> **Problem requirements**:
Gather every line of the entries that includes the word "page".

— begin Provided entries —

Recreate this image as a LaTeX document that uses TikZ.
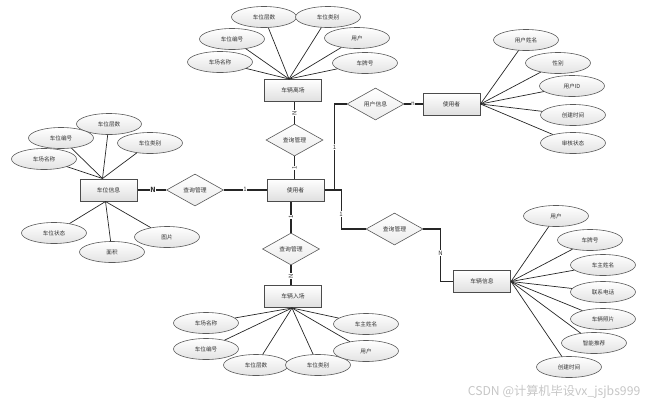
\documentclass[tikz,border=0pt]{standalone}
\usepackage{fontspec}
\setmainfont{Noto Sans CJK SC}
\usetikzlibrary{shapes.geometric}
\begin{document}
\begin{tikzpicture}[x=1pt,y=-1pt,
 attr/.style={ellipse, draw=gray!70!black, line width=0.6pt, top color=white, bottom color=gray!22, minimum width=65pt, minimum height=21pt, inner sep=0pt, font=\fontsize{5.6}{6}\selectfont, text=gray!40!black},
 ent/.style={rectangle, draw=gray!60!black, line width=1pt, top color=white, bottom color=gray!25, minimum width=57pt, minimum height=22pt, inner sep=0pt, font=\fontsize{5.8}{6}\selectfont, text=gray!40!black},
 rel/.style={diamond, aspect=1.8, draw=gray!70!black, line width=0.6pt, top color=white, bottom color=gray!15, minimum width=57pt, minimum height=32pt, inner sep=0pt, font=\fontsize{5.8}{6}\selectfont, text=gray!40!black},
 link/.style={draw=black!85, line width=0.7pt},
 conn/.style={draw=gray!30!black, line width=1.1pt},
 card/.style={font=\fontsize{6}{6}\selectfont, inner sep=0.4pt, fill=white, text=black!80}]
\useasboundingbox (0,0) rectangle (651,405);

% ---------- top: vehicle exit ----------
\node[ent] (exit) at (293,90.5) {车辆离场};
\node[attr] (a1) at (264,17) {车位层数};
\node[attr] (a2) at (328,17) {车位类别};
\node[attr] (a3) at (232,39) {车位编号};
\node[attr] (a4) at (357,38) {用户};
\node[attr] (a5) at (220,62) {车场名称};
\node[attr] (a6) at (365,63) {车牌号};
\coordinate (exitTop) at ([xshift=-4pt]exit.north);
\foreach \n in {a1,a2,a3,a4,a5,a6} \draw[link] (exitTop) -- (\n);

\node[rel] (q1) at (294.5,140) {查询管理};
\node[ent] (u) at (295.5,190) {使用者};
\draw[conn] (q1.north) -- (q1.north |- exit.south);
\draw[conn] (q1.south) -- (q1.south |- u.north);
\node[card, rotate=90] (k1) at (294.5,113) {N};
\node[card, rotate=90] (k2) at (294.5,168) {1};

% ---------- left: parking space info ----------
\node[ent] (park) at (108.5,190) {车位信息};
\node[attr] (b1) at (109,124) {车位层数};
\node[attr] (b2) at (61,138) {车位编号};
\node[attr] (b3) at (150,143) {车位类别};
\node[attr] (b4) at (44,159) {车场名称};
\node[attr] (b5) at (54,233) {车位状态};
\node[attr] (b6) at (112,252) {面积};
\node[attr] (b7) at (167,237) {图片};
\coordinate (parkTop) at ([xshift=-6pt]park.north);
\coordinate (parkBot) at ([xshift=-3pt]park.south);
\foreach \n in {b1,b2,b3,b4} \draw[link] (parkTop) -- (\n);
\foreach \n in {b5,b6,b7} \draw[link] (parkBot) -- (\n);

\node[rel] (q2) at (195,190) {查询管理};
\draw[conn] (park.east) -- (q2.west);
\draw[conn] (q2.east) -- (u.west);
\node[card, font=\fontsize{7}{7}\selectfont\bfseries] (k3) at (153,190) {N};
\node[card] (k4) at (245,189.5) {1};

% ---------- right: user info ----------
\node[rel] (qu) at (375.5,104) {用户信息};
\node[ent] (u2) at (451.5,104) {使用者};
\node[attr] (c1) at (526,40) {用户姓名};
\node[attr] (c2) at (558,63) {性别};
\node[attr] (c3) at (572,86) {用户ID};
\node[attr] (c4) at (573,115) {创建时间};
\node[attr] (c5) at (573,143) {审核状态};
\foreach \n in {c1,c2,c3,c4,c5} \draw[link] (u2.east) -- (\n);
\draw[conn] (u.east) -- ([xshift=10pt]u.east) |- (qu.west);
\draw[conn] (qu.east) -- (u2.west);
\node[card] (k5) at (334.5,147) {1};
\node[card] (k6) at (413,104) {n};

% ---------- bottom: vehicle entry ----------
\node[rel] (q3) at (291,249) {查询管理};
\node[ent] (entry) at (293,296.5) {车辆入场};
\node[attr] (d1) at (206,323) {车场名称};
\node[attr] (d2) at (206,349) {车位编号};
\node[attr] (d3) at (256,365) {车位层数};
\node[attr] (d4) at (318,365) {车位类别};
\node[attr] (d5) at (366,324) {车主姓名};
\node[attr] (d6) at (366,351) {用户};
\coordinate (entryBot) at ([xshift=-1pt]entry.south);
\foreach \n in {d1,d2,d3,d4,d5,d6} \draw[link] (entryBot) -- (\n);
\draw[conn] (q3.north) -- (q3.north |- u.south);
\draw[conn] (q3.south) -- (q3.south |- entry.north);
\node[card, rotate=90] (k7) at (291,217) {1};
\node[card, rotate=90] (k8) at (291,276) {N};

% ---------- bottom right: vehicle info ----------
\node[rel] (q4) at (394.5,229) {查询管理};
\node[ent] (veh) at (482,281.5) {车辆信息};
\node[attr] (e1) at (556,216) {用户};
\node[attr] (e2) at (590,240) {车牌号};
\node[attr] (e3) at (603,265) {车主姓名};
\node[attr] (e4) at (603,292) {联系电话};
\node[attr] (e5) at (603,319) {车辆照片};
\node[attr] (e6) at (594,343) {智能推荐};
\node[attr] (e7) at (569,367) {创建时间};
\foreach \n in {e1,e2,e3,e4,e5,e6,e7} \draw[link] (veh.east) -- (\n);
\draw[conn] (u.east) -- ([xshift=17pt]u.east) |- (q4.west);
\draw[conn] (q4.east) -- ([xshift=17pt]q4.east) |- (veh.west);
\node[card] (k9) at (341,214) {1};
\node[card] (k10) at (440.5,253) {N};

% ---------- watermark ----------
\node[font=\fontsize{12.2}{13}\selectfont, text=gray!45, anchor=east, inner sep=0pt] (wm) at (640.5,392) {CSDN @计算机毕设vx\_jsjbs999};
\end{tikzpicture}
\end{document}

— end Provided entries —
— begin Provided entries —

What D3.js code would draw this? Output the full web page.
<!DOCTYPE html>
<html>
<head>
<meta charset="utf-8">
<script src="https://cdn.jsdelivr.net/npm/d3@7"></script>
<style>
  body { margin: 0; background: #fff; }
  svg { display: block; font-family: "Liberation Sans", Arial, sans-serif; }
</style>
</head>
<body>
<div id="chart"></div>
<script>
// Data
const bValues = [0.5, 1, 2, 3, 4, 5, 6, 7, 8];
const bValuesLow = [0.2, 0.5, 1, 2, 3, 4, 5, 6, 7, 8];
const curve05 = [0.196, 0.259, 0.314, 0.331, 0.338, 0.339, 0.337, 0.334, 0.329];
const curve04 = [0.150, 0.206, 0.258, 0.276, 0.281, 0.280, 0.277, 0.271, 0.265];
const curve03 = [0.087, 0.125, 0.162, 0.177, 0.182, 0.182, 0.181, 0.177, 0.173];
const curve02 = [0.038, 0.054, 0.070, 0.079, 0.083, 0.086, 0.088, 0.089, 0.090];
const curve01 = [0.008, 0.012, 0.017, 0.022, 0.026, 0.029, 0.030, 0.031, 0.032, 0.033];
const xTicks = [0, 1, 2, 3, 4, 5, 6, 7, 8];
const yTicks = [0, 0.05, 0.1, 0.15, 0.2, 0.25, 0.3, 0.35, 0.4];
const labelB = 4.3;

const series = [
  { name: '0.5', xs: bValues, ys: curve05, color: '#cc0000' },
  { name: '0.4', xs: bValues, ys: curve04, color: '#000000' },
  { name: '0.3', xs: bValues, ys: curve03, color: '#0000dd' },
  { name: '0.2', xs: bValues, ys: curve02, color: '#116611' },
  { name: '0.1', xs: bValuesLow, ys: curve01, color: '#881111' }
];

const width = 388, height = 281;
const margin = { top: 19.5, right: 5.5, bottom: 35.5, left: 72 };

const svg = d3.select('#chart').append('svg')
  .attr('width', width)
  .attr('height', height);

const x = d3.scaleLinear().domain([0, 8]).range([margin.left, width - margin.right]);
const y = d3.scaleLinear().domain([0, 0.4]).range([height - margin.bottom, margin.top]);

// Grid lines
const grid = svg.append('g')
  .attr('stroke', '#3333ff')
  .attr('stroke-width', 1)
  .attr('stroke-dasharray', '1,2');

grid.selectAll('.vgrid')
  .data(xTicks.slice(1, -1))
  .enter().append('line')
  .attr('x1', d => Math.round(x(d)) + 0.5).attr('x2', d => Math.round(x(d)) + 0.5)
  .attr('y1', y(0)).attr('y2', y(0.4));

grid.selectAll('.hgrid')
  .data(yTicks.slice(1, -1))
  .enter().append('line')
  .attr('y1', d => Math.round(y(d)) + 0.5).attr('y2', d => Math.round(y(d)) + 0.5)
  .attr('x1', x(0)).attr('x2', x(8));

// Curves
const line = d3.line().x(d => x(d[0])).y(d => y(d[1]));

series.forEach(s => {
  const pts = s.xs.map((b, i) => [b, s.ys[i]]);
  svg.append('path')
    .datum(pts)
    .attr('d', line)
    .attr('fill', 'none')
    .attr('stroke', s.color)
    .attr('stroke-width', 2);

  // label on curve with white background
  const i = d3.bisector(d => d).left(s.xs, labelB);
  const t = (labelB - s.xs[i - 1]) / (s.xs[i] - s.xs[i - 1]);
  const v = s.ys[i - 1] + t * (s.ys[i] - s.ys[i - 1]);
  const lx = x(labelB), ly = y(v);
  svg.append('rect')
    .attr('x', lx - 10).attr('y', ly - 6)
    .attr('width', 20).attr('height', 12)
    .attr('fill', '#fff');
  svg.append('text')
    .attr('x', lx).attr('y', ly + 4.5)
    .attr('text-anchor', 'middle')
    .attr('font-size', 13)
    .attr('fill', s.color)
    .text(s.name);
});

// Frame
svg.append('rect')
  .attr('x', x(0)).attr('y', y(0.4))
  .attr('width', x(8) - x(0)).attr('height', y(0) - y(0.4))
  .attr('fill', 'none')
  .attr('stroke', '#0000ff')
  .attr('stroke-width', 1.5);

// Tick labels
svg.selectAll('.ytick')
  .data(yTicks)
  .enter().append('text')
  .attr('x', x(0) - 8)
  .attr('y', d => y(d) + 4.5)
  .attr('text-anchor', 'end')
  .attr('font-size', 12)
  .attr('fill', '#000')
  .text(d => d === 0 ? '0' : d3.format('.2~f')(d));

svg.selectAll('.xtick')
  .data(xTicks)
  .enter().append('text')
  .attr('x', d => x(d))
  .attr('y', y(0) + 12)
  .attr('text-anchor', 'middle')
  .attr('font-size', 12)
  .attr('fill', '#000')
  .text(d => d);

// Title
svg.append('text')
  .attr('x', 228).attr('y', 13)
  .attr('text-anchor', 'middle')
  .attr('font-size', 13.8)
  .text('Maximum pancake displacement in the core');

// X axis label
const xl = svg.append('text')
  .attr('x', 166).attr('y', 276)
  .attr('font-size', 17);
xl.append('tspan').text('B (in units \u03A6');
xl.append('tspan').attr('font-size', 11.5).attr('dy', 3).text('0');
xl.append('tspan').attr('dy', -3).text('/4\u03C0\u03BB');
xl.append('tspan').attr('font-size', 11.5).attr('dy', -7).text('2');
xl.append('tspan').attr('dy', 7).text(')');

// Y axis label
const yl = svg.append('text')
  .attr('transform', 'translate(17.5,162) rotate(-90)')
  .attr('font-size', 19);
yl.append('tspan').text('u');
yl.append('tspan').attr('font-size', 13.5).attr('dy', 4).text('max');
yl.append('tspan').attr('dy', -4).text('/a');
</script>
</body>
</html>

— end Provided entries —
— begin Provided entries —

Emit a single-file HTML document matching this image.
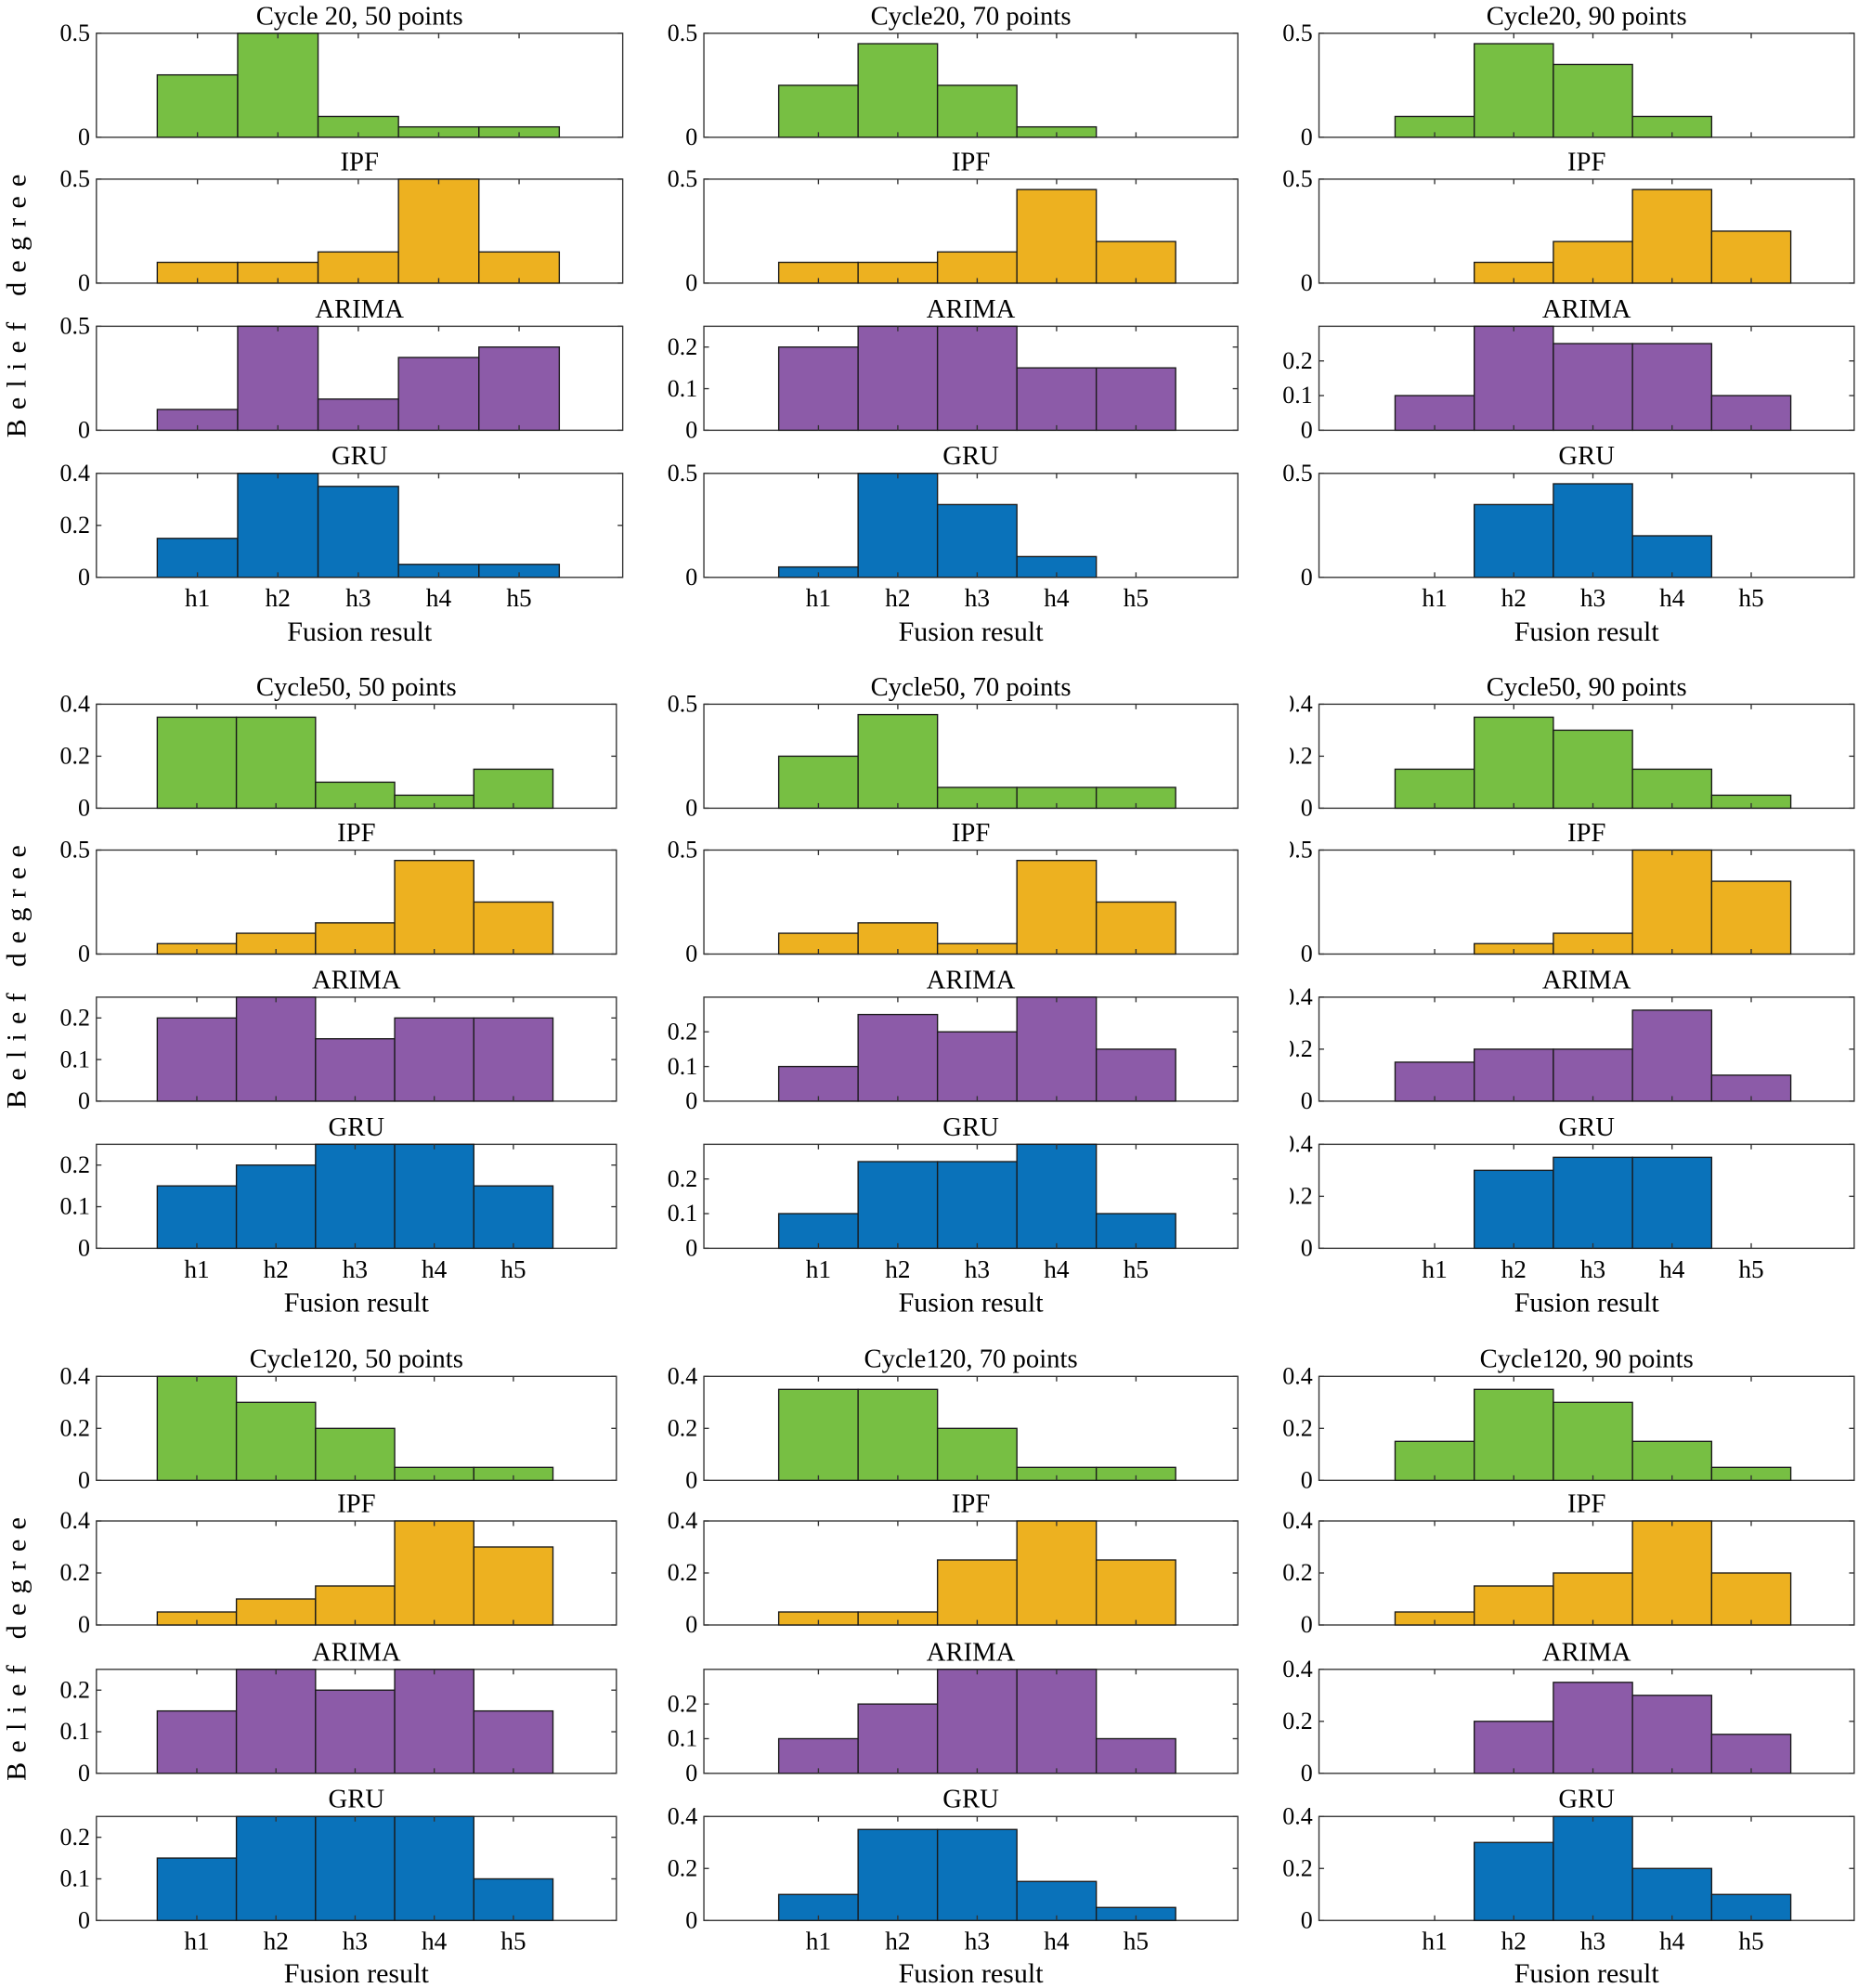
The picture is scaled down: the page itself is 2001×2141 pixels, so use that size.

— end Provided entries —

> **In response**:
What D3.js code would draw this? Output the full web page.
The picture is scaled down: the page itself is 2001×2141 pixels, so use that size.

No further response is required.